Song Meaning
These lyrics plunge the listener into a chilling vision of global annihilation. The scene is one of utter despair, where humanity's fate is sealed by its own destructive impulses. A pervasive sense of fear and fatalism dominates, painting a bleak picture of an ending that feels both self-inflicted and inevitable.
The central tension arises from the twisted moral logic presented in the opening line: "Do unto others as they have done unto you." This cynical inversion of a fundamental ethical principle immediately sets a tone of reciprocal destruction, suggesting that humanity is caught in a self-perpetuating cycle of violence. The repeated command to "Fight fire with fire" then becomes less a strategy for survival and more a grim acknowledgment of the very action leading to the "Ending is near."
The craft here is relentless. The lyrics employ stark, visceral imagery, like the universe being blown "into nothingness" and the "hot winds of death" soon to fill our lungs. The metaphor that "Time is like a fuse / Short and burning fast" brilliantly conveys the urgency and the irreversible nature of the impending catastrophe. This concise language ensures the terrifying scope of destruction is felt without needing elaborate descriptions.
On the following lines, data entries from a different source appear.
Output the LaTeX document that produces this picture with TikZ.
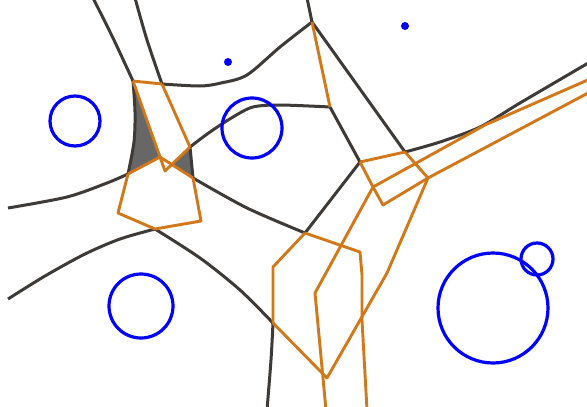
\documentclass[tikz,border=0pt]{standalone}
\definecolor{edgegray}{RGB}{62,58,55}
\definecolor{dualorange}{RGB}{211,120,26}
\definecolor{regiongray}{RGB}{103,103,103}
\definecolor{siteblue}{RGB}{0,0,255}
\begin{document}
\begin{tikzpicture}[x=1pt,y=-1pt,
  gedge/.style={draw=edgegray,line width=3pt,line join=round},
  oedge/.style={draw=dualorange,line width=2.9pt,line join=round},
  site/.style={draw=siteblue,line width=3.2pt},
  ptsite/.style={fill=siteblue},
  shaded/.style={fill=regiongray}]
\useasboundingbox (0,0) rectangle (587,407);
\clip (0,0) rectangle (587,407);
% vertices
\coordinate (A) at (133,81);
\coordinate (B) at (162,84);
\coordinate (Ct) at (312,22);
\coordinate (D) at (330,107);
\coordinate (E) at (405,152);
\coordinate (F) at (360,162);
\coordinate (G) at (305,233);
\coordinate (H) at (190,147);
\coordinate (I) at (193,178);
\coordinate (J) at (128,174);
\coordinate (K) at (155,229);
\coordinate (L) at (273,323);
\coordinate (P) at (160,157);
\coordinate (Q) at (165,171);
\coordinate (R) at (118,213);
\coordinate (S) at (201,221);
\coordinate (T) at (373,187);
\coordinate (U) at (383,205);
\coordinate (V) at (428,178);
\coordinate (X) at (172.4,164.9);
% shaded regions
\fill[shaded] plot[smooth] coordinates {(A) (135,112) (134,142) (J)} -- (P) -- cycle;
\fill[shaded] (X) -- (H) -- (I) -- cycle;
% gray edges
\draw[gedge] plot[smooth] coordinates {(93,-2) (113,38) (A)};
\draw[gedge] plot[smooth] coordinates {(135,-2) (147,40) (B)};
\draw[gedge] plot[smooth] coordinates {(A) (135,112) (134,142) (J)};
\draw[gedge] plot[smooth] coordinates {(J) (107,183) (67,197) (8,208)};
\draw[gedge] plot[smooth] coordinates {(B) (200,86) (221,83) (247,75) (280,47) (Ct)};
\draw[gedge] (Ct) -- (307,-2);
\draw[gedge] (Ct) -- (E);
\draw[gedge] plot[smooth] coordinates {(H) (210,132) (233,117) (253,107) (280,105) (D)};
\draw[gedge] (D) -- (F);
\draw[gedge] (H) -- (I);
\draw[gedge] plot[smooth] coordinates {(I) (247,208) (G)};
\draw[gedge] (G) -- (F);
\draw[gedge] plot[smooth] coordinates {(E) (440,142) (480,127) (520,103) (590,62)};
\draw[gedge] plot[smooth] coordinates {(K) (120,239) (85,254) (45,276) (8,299)};
\draw[gedge] plot[smooth] coordinates {(K) (200,258) (240,290) (L)};
\draw[gedge] plot[smooth] coordinates {(L) (271,360) (267,410)};
% orange dual edges
\draw[oedge] (A) -- (B);
\draw[oedge] (A) -- (P);
\draw[oedge] (B) -- (H);
\draw[oedge] (P) -- (Q) -- (H);
\draw[oedge] (P) -- (J);
\draw[oedge] (P) -- (I);
\draw[oedge] (J) -- (R) -- (K) -- (S) -- (I);
\draw[oedge] (Ct) -- (D);
\draw[oedge] (F) -- (E);
\draw[oedge] (F) -- (T) -- (U) -- (V);
\draw[oedge] (E) -- (V);
\draw[oedge] (T) -- (485,125) -- (590,79);
\draw[oedge] (V) -- (590,92);
\draw[oedge] (V) -- (387,273) -- (327,378) -- (L);
\draw[oedge] (G) -- (273,267) -- (L);
\draw[oedge] (G) -- (360,252) -- (362,275) -- (362,320) -- (367,410);
\draw[oedge] (T) -- (315,293) -- (326,410);
% sites
\draw[site] (75,121) circle (25);
\draw[site] (252,128) circle (30);
\draw[site] (141,306) circle (32);
\draw[site] (493,308) circle (55);
\draw[site] (537,259) circle (16);
\fill[ptsite] (228,62) circle (4);
\fill[ptsite] (405,26) circle (4);
\end{tikzpicture}
\end{document}
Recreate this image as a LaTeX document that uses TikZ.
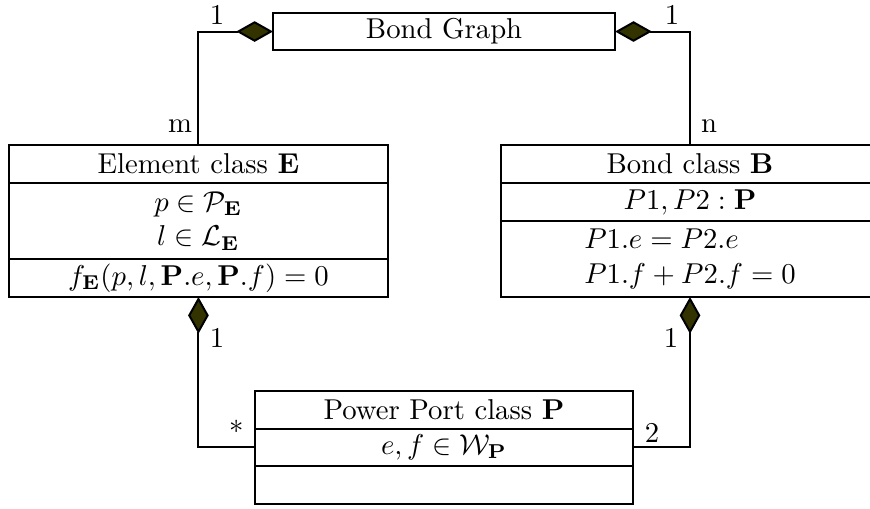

What makes these lyrics so effective is their unflinching honesty and the sheer weight of their fatalism. The blunt declarations – "We all shall die" – coupled with the chilling image of "The gods are laughing," strip away any pretense of hope or divine intervention. It's a raw, unvarnished portrayal of a world consumed by its own fear, where the only certainty is the terrifying, self-inflicted end.